There are a number of compelling secondary characters and sub-plots - I'm sure there could be a whole other book about the Hendrick family and the other residents of Beaufort. And perhaps, hopefully, there will. I will certainly be working my way through Diane Chamberlain's back catalogue until her next book!
Friday, 6 July 2012
Where's My Sock?
Written by Joyce Dunbar
Illustrated by Sanja Rescek
First line: Pippin was cross. Pippin was really cross. Pippin was as cross as cross can be!
I thought it was quite amusing that S chose a book about socks at the library last week. She currently has a bit of an obsession about socks. None are ever quite right. A common complaint is that they are itchy! But this story isn't about itchy socks, it's about lost socks. Specifically a lost yellow sock with clocks! Pippin and his friend Tog embark on a great sock hunt, pair up odd socks and eventually find the missing sock. It's quite a sweet little story and S has enjoyed it a lot.

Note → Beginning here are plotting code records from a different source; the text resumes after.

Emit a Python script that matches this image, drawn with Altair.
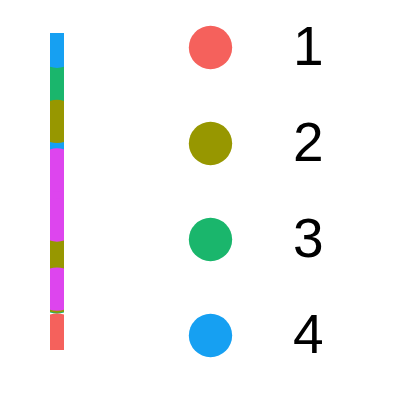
import altair as alt
import pandas as pd

# draw order matters: later points are painted over earlier ones
groups = [3, 4, 4, 2, 2, 3, 2, 5, 5, 5, 5, 1]
values = [8.39, 9.58, 6.94, 7.21, 3.00, 1.83, 1.86, 4.89, 5.68, 4.10, 1.92, 0.47]
xpos = [0] * len(values)

categories = [1, 2, 3, 4, 5]
colors = ["#F5615C", "#979700", "#1AB66C", "#16A0F2", "#DD45EE"]
legend_values = [1, 2, 3, 4]

df = pd.DataFrame({"x": xpos, "y": values, "g": groups, "order": list(range(len(values)))})

chart = (
    alt.Chart(df)
    .mark_circle(size=1880, opacity=1, clip=True)
    .encode(
        x=alt.X("x:Q", axis=None, scale=alt.Scale(domain=[-1, 1])),
        y=alt.Y("y:Q", axis=None, scale=alt.Scale(domain=[0, 10], nice=False, zero=False)),
        color=alt.Color(
            "g:N",
            title=None,
            scale=alt.Scale(domain=categories, range=colors),
            legend=alt.Legend(
                values=legend_values,
                orient="none",
                legendX=133,
                legendY=-13,
                direction="vertical",
                symbolType="circle",
                symbolSize=1880,
                symbolStrokeWidth=0,
                labelFont="Liberation Sans",
                labelFontSize=55,
                labelColor="#000000",
                labelOffset=55,
                rowPadding=40,
            ),
        ),
        order=alt.Order("order:Q"),
    )
    .properties(
        width=14,
        height=317,
        autosize=alt.AutoSizeParams(type="none"),
        padding={"left": 50, "top": 33, "right": 336, "bottom": 50},
    )
    .configure_view(stroke=None)
)

chart.save("out.html", embed_options={"renderer": "svg", "actions": False})
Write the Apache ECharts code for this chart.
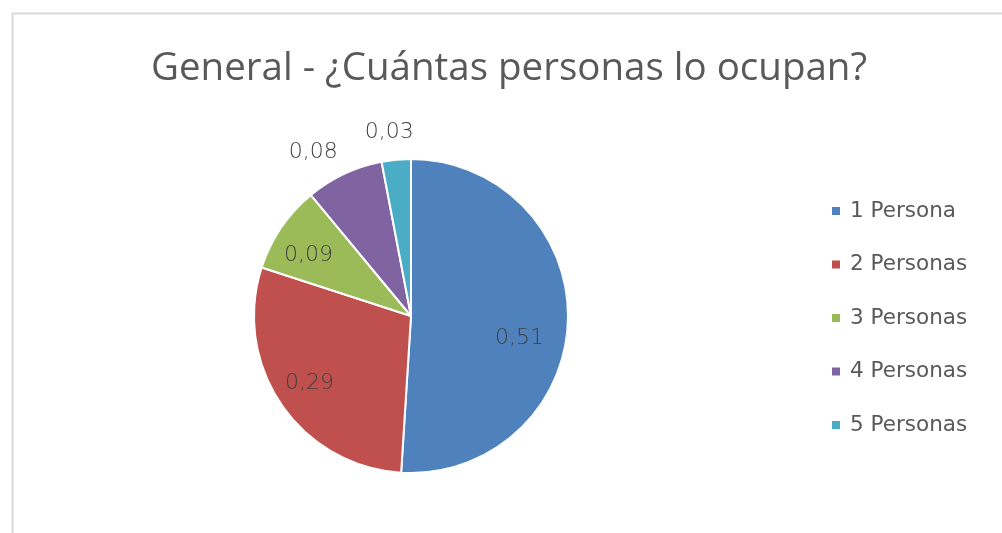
<!DOCTYPE html>
<html>
<head>
<meta charset="utf-8">
<script src="https://cdn.jsdelivr.net/npm/echarts@6/dist/echarts.min.js"></script>
<style>html,body{margin:0;padding:0;background:#fff;}#c{width:1002px;height:533px;}</style>
</head>
<body>
<div id="c"></div>
<script>
const categories = ['1 Persona', '2 Personas', '3 Personas', '4 Personas', '5 Personas'];
const values = [0.51, 0.29, 0.09, 0.08, 0.03];
const colors = ['#4F81BD', '#C0504D', '#9BBB59', '#8064A2', '#4BACC6'];
const labelOffsets = [[27, 20], [-34, 21], [-35, -15], [-63, -90], [-14, -103]];

const chart = echarts.init(document.getElementById('c'), null, {renderer: 'canvas'});
const titleFont = '"Open Sans", "Noto Sans", sans-serif';
const bodyFont = '"DejaVu Sans", sans-serif';
chart.setOption({
  animation: false,
  backgroundColor: '#fff',
  color: colors,
  title: {
    text: 'General - ¿Cuántas personas lo ocupan?',
    left: 146,
    top: 45,
    textStyle: {fontFamily: titleFont, fontSize: 38.5, fontWeight: 'normal', color: '#595959'}
  },
  legend: {
    orient: 'vertical',
    left: 825,
    top: 195,
    icon: 'rect',
    itemWidth: 10,
    itemHeight: 10,
    itemGap: 31.5,
    data: categories,
    textStyle: {fontFamily: bodyFont, fontSize: 21.5, lineHeight: 21, color: '#595959', padding: [0, 0, 0, 4]}
  },
  graphic: [{
    type: 'rect',
    left: 10, top: 11,
    shape: {width: 1200, height: 700},
    style: {fill: 'none', stroke: '#d9d9d9', lineWidth: 2},
    silent: true
  }],
  series: [{
    type: 'pie',
    center: [411, 316],
    radius: 157,
    startAngle: 90,
    clockwise: true,
    avoidLabelOverlap: false,
    itemStyle: {borderColor: '#fff', borderWidth: 2},
    label: {
      show: true,
      position: 'inside',
      fontFamily: bodyFont,
      fontWeight: 200,
      fontSize: 22,
      color: '#404040',
      formatter: p => p.value.toFixed(2).replace('.', ',')
    },
    labelLine: {show: false},
    data: categories.map((c, i) => ({name: c, value: values[i], label: {offset: labelOffsets[i]}}))
  }]
});
</script>
</body>
</html>
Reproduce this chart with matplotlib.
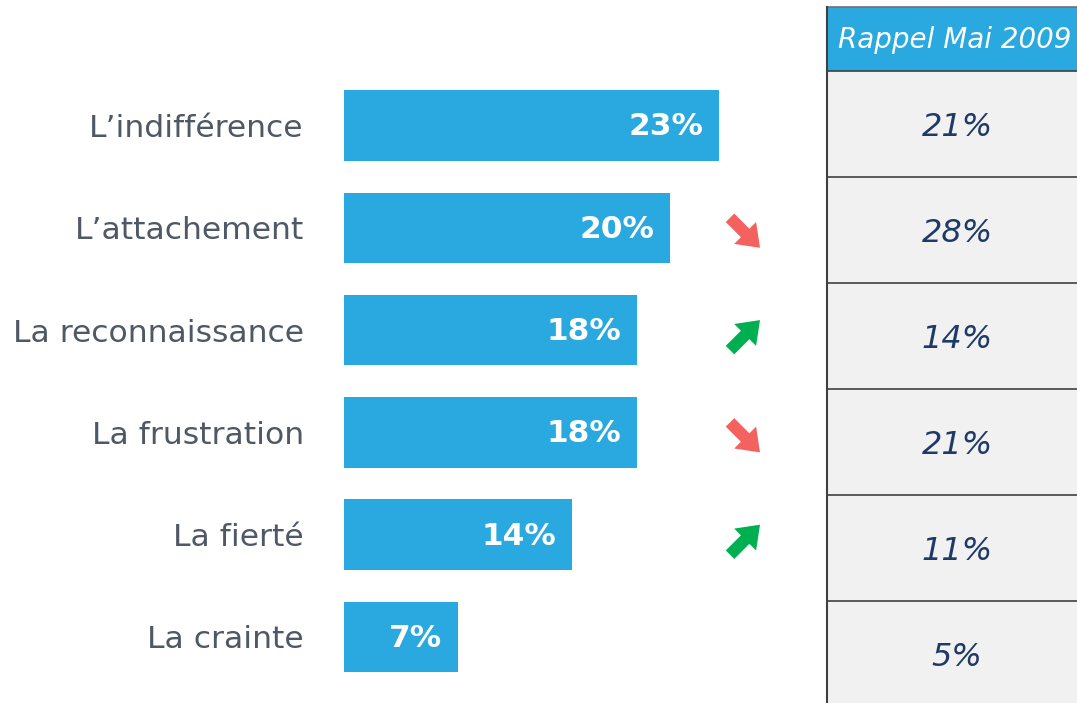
import matplotlib
matplotlib.use("Agg")
import matplotlib.pyplot as plt
from matplotlib.patches import Rectangle, FancyArrow
import numpy as np

# ---- data ----
categories = ["L\u2019indifférence", "L\u2019attachement", "La reconnaissance",
              "La frustration", "La fierté", "La crainte"]
values = [23, 20, 18, 18, 14, 7]
previous = [21, 28, 14, 21, 11, 5]
trend = [None, "down", "up", "down", "up", None]
table_header = "Rappel Mai 2009"

BLUE = "#29A9E0"
LABEL = "#4E5866"
NAVY = "#1F3A66"
RED = "#F4625F"
GREEN = "#00B050"
FONT = "DejaVu Sans"

W, H = 1077, 703
fig = plt.figure(figsize=(W / 100, H / 100), dpi=100)
fig.patch.set_facecolor("white")

# ---- bar axes ----
top_px, bot_px = 74.35, 688.15
ax = fig.add_axes([344 / W, 1 - bot_px / H, 375 / W, (bot_px - top_px) / H])
y = np.arange(len(categories))
ax.barh(y, values, height=0.69, color=BLUE, edgecolor="none")
ax.set_xlim(0, 23)
ax.set_ylim(len(categories) - 0.5, -0.5)
ax.set_yticks(y)
ax.set_yticklabels(categories, fontsize=22.6, color=LABEL, family=FONT)
ax.tick_params(axis="y", length=0, pad=29)
ax.set_xticks([])
for s in ax.spines.values():
    s.set_visible(False)
ax.patch.set_alpha(0)
for i, v in enumerate(values):
    ax.annotate(f"{v}%", xy=(v, i), xytext=(-11.5, -1), textcoords="offset points",
                ha="right", va="center", color="white", fontsize=22.5,
                fontweight="bold", family=FONT)

# ---- overlay (pixel space) for arrows and table ----
ov = fig.add_axes([0, 0, 1, 1])
ov.set_xlim(0, W)
ov.set_ylim(H, 0)
ov.axis("off")
ov.patch.set_alpha(0)

# arrows, centred next to each bar
row_px = [top_px + (bot_px - top_px) * (i + 0.5) / len(categories) for i in range(len(categories))]
for i, t in enumerate(trend):
    if t is None:
        continue
    cy = row_px[i] + 5
    cx = 745
    d = 15
    if t == "down":
        arr = FancyArrow(cx - d, cy - d, 2 * d, 2 * d, width=12, head_width=31,
                         head_length=21, length_includes_head=True, color=RED, lw=0)
    else:
        arr = FancyArrow(cx - d, cy + d, 2 * d, -2 * d, width=12, head_width=31,
                         head_length=21, length_includes_head=True, color=GREEN, lw=0)
    ov.add_patch(arr)

# table
tx0, tx1 = 827, W + 5
ty0, hdr_h, row_h = 7, 64, 106
ov.add_patch(Rectangle((tx0, ty0), tx1 - tx0, hdr_h, facecolor=BLUE, edgecolor="none"))
ov.text(955, ty0 + hdr_h / 2 + 1, table_header, ha="center", va="center",
        color="white", fontsize=20, style="italic", family=FONT)
for i, p in enumerate(previous):
    r0 = ty0 + hdr_h + i * row_h
    ov.add_patch(Rectangle((tx0, r0), tx1 - tx0, row_h, facecolor="#F1F1F1", edgecolor="none"))
    ov.text(957, r0 + row_h / 2 + 4, f"{p}%", ha="center", va="center", color=NAVY,
            fontsize=23, style="italic", family=FONT)
    ov.plot([tx0, tx1], [r0, r0], color="#404040", lw=1.2, solid_capstyle="butt")
ov.plot([tx0, tx1], [ty0, ty0], color="#707070", lw=1.2)
ov.plot([tx0, tx0], [ty0, H + 5], color="#404040", lw=1.5)

fig.savefig("out.png", dpi=100)
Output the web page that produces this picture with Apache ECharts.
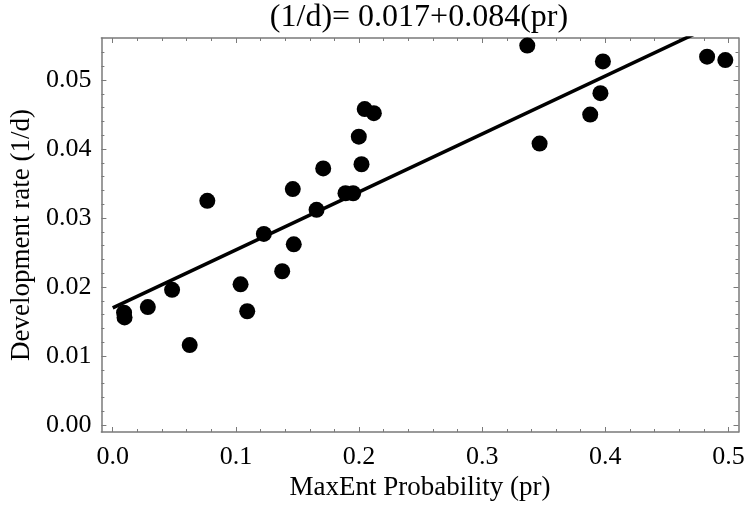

This book was published by The Chicken House in 2006. Amazon only seem to be selling second-hand copies but perhaps a local bookshop could order it for you? Or maybe you could get it from the library like we did? Hope you enjoy it as much as we did!
Thursday, 5 July 2012
Storyseekers, where Rosalind has been writing about her dream of developing a baby/toddler class to encourage reading for pleasure. I think this is a wonderful idea and something I have had musings about myself. As a mother of two young children, currently 3 and 1, I’ve been to many baby/toddler classes. I’ve been to baby yoga, baby signing, music classes, gym classes and even baby salsa! But apart from rhyme time at the local library I haven’t come across a story/book based class and I definitely think there’s a market for it. I would love to do something like that (what a fantastic opportunity to show off the silly voices I love to do when reading to S and B!!) but alas I am working full time at the moment and can’t see how I could give it up and chase the dream. Maybe when the girls are both at school and perhaps if I win the lottery and can afford to give up the day job!!
In other words, in my dreams! But since we’re talking about daydreams I might as well indulge my other fantasies, (no, not the fifty shades sort!) for living a book-infused life…
So in my dreams I have successfully published a number of novels and combine my ongoing writing with running a multifaceted story café. My story café would be part children’s bookshop, part community hub, with space for my baby/toddler classes as well as reading groups and local writers (published or aspiring) to come and write, and part café selling wonderful cake and scones (I’m a big scone fan!). We'd have lots of visits from and activities hosted by authors and illustrators, and we'd run creative writing classes and courses. We'd sell a wide range of children's books and perhaps a select range of adult books too.
As I'm a published author in my dreams (!), I'd have some wonderful business partners helping me run the story cafe so I could have some time for my writing. (I have tons of ideas for books, copious notes and even some half-written novels, but I'm not much of a completer-finisher and lack of time is one of my main excuses for not getting an actual book written!).
What a wonderful life it would be, spending my days immersed in reading and writing, with lots of other booklovers young and old!